Wolf Benz wrote:
Thanks but... this is what I knew so far :-)
What I want is not sharing an ENTIRE bean, just ONE variable. (a managed property)
Is this possible as well?

Thought of these 2 possibilities: (donno whether it would work/ whether at least one of them is correct)

<managed-bean>
        <managed-bean-name>A</managed-bean-name>
        <managed-bean-class>...</managed-bean-class>
        <managed-bean-scope>session</managed-bean-scope>
 </managed-bean>
<managed-bean>
 <managed-bean-name>B</managed-bean-name>
        <managed-bean-class>...</managed-bean-class>
        <managed-bean-scope>session</managed-bean-scope>
        <managed-property>
<property-name>beanB_varA</property-name> <!-- Name of the very same var in bean B--> <value>#{beanA.varA}</value> <!-- referencing this way allowed?-->
        </managed-property>
 </managed-bean>


Hello Wolf,

I thing the first method should work, but!
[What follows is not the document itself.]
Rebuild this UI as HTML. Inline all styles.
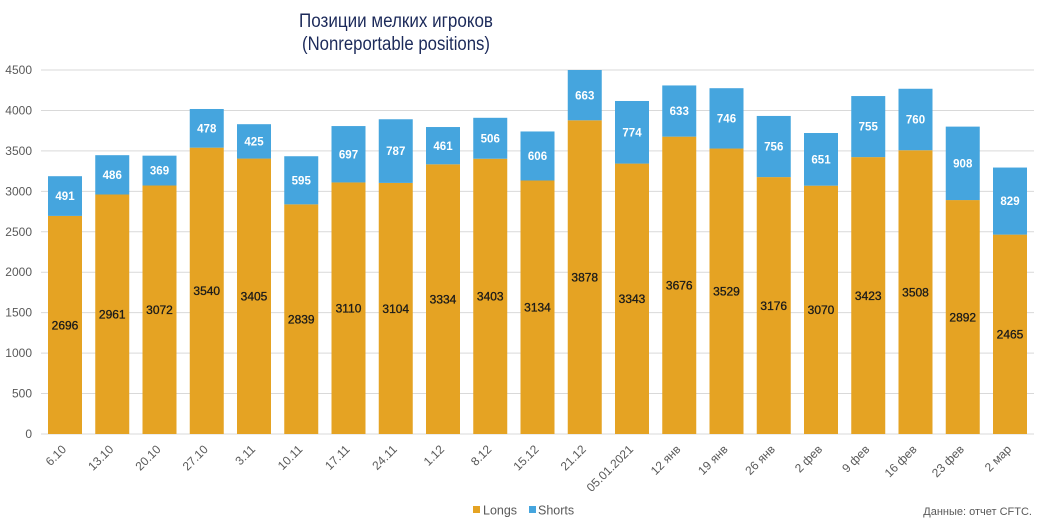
<!DOCTYPE html>
<html>
<head>
<meta charset="utf-8">
<style>
html,body{margin:0;padding:0;background:#fff;}
svg{display:block;}
text{font-family:"Liberation Sans","DejaVu Sans",sans-serif;}
</style>
</head>
<body>
<svg width="1046" height="526" viewBox="0 0 1046 526" xmlns="http://www.w3.org/2000/svg">
<rect width="1046" height="526" fill="#fff"/>
<!-- title -->
<text x="396" y="27" font-size="19" fill="#1c2a5a" text-anchor="middle" textLength="194" lengthAdjust="spacingAndGlyphs">Позиции мелких игроков</text>
<text x="396" y="50" font-size="19" fill="#1c2a5a" text-anchor="middle" textLength="188" lengthAdjust="spacingAndGlyphs">(Nonreportable positions)</text>

<!-- gridlines -->
<g stroke="#d9d9d9" stroke-width="1">
<line x1="41" x2="1034" y1="434" y2="434"/>
<line x1="41" x2="1034" y1="393.56" y2="393.56"/>
<line x1="41" x2="1034" y1="353.11" y2="353.11"/>
<line x1="41" x2="1034" y1="312.67" y2="312.67"/>
<line x1="41" x2="1034" y1="272.22" y2="272.22"/>
<line x1="41" x2="1034" y1="231.78" y2="231.78"/>
<line x1="41" x2="1034" y1="191.33" y2="191.33"/>
<line x1="41" x2="1034" y1="150.89" y2="150.89"/>
<line x1="41" x2="1034" y1="110.44" y2="110.44"/>
<line x1="41" x2="1034" y1="70" y2="70"/>
</g>
<!-- y labels -->
<g font-size="12" fill="#595959" text-anchor="end">
<text x="32" y="438">0</text>
<text x="32" y="397.6">500</text>
<text x="32" y="357.1">1000</text>
<text x="32" y="316.7">1500</text>
<text x="32" y="276.2">2000</text>
<text x="32" y="235.8">2500</text>
<text x="32" y="195.3">3000</text>
<text x="32" y="154.9">3500</text>
<text x="32" y="114.4">4000</text>
<text x="32" y="74">4500</text>
</g>

<!-- bars: orange longs -->
<g fill="#e5a323">
<rect x="48" y="215.92" width="34" height="218.08"/>
<rect x="95.25" y="194.49" width="34" height="239.51"/>
<rect x="142.5" y="185.51" width="34" height="248.49"/>
<rect x="189.75" y="147.65" width="34" height="286.35"/>
<rect x="237" y="158.57" width="34" height="275.43"/>
<rect x="284.25" y="204.36" width="34" height="229.64"/>
<rect x="331.5" y="182.44" width="34" height="251.56"/>
<rect x="378.75" y="182.92" width="34" height="251.08"/>
<rect x="426" y="164.32" width="34" height="269.68"/>
<rect x="473.25" y="158.73" width="34" height="275.27"/>
<rect x="520.5" y="180.49" width="34" height="253.51"/>
<rect x="567.75" y="120.31" width="34" height="313.69"/>
<rect x="615" y="163.59" width="34" height="270.41"/>
<rect x="662.25" y="136.65" width="34" height="297.35"/>
<rect x="709.5" y="148.54" width="34" height="285.46"/>
<rect x="756.75" y="177.10" width="34" height="256.90"/>
<rect x="804" y="185.67" width="34" height="248.33"/>
<rect x="851.25" y="157.12" width="34" height="276.88"/>
<rect x="898.5" y="150.24" width="34" height="283.76"/>
<rect x="945.75" y="200.07" width="34" height="233.93"/>
<rect x="993" y="234.61" width="34" height="199.39"/>
</g>
<!-- bars: blue shorts -->
<g fill="#45a5de">
<rect x="48" y="176.20" width="34" height="39.72"/>
<rect x="95.25" y="155.18" width="34" height="39.31"/>
<rect x="142.5" y="155.66" width="34" height="29.85"/>
<rect x="189.75" y="108.99" width="34" height="38.66"/>
<rect x="237" y="124.19" width="34" height="34.38"/>
<rect x="284.25" y="156.23" width="34" height="48.13"/>
<rect x="331.5" y="126.06" width="34" height="56.38"/>
<rect x="378.75" y="119.26" width="34" height="63.66"/>
<rect x="426" y="127.03" width="34" height="37.29"/>
<rect x="473.25" y="117.80" width="34" height="40.93"/>
<rect x="520.5" y="131.47" width="34" height="49.02"/>
<rect x="567.75" y="70" width="34" height="50.31"/>
<rect x="615" y="100.98" width="34" height="62.61"/>
<rect x="662.25" y="85.45" width="34" height="51.20"/>
<rect x="709.5" y="88.20" width="34" height="60.34"/>
<rect x="756.75" y="115.95" width="34" height="61.15"/>
<rect x="804" y="133.01" width="34" height="52.66"/>
<rect x="851.25" y="96.05" width="34" height="61.07"/>
<rect x="898.5" y="88.76" width="34" height="61.48"/>
<rect x="945.75" y="126.62" width="34" height="73.45"/>
<rect x="993" y="167.55" width="34" height="67.06"/>
</g>

<!-- long labels -->
<g font-size="12" fill="#1a1a1a" stroke="#1a1a1a" stroke-width="0.3" text-anchor="middle">
<text x="65" y="329.3">2696</text>
<text x="112.25" y="318.5">2961</text>
<text x="159.5" y="314.1">3072</text>
<text x="206.75" y="295.1">3540</text>
<text x="254" y="300.6">3405</text>
<text x="301.25" y="323.5">2839</text>
<text x="348.5" y="312.5">3110</text>
<text x="395.75" y="312.8">3104</text>
<text x="443" y="303.5">3334</text>
<text x="490.25" y="300.7">3403</text>
<text x="537.5" y="311.5">3134</text>
<text x="584.75" y="281.5">3878</text>
<text x="632" y="303.1">3343</text>
<text x="679.25" y="289.6">3676</text>
<text x="726.5" y="295.6">3529</text>
<text x="773.75" y="309.9">3176</text>
<text x="821" y="314.1">3070</text>
<text x="868.25" y="299.9">3423</text>
<text x="915.5" y="296.4">3508</text>
<text x="962.75" y="321.3">2892</text>
<text x="1010" y="338.6">2465</text>
</g>
<!-- short labels -->
<g font-size="11.5" font-weight="bold" fill="#ffffff" text-anchor="middle">
<text x="65" y="200.2">491</text>
<text x="112.25" y="178.9">486</text>
<text x="159.5" y="174.7">369</text>
<text x="206.75" y="132.4">478</text>
<text x="254" y="145.5">425</text>
<text x="301.25" y="184.4">595</text>
<text x="348.5" y="158.4">697</text>
<text x="395.75" y="155.2">787</text>
<text x="443" y="149.8">461</text>
<text x="490.25" y="142.4">506</text>
<text x="537.5" y="160.1">606</text>
<text x="584.75" y="99.3">663</text>
<text x="632" y="136.4">774</text>
<text x="679.25" y="115.1">633</text>
<text x="726.5" y="122.5">746</text>
<text x="773.75" y="150.6">756</text>
<text x="821" y="163.4">651</text>
<text x="868.25" y="130.7">755</text>
<text x="915.5" y="123.6">760</text>
<text x="962.75" y="167.4">908</text>
<text x="1010" y="205.2">829</text>
</g>

<!-- x labels -->
<g font-size="12" fill="#595959" text-anchor="end">
<text transform="translate(67,450) rotate(-45)">6.10</text>
<text transform="translate(114.25,450) rotate(-45)">13.10</text>
<text transform="translate(161.5,450) rotate(-45)">20.10</text>
<text transform="translate(208.75,450) rotate(-45)">27.10</text>
<text transform="translate(256,450) rotate(-45)">3.11</text>
<text transform="translate(303.25,450) rotate(-45)">10.11</text>
<text transform="translate(350.5,450) rotate(-45)">17.11</text>
<text transform="translate(397.75,450) rotate(-45)">24.11</text>
<text transform="translate(445,450) rotate(-45)">1.12</text>
<text transform="translate(492.25,450) rotate(-45)">8.12</text>
<text transform="translate(539.5,450) rotate(-45)">15.12</text>
<text transform="translate(586.75,450) rotate(-45)">21.12</text>
<text transform="translate(634,450) rotate(-45)">05.01.2021</text>
<text transform="translate(681.25,450) rotate(-45)">12 янв</text>
<text transform="translate(728.5,450) rotate(-45)">19 янв</text>
<text transform="translate(775.75,450) rotate(-45)">26 янв</text>
<text transform="translate(823,450) rotate(-45)">2 фев</text>
<text transform="translate(870.25,450) rotate(-45)">9 фев</text>
<text transform="translate(917.5,450) rotate(-45)">16 фев</text>
<text transform="translate(964.75,450) rotate(-45)">23 фев</text>
<text transform="translate(1012,450) rotate(-45)">2 мар</text>
</g>

<!-- legend -->
<rect x="473" y="506" width="7" height="7" fill="#e5a323"/>
<text x="483" y="514.5" font-size="12.5" fill="#595959">Longs</text>
<rect x="529" y="506" width="7" height="7" fill="#45a5de"/>
<text x="538" y="514.5" font-size="12.5" fill="#595959">Shorts</text>

<text x="1032" y="515" font-size="11" fill="#595959" text-anchor="end">Данные: отчет CFTC.</text>
</svg>
</body>
</html>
This will almost sure set the property while instantiating the session bean. It means that those beans will share one instance. When you use still the same instance it will be all right. When you change the instance in A it won't be shared with B any more. B will still have the old instance. That's my opinion.

This would mean that sharing int, boolean or other scalar type variables would never work this way.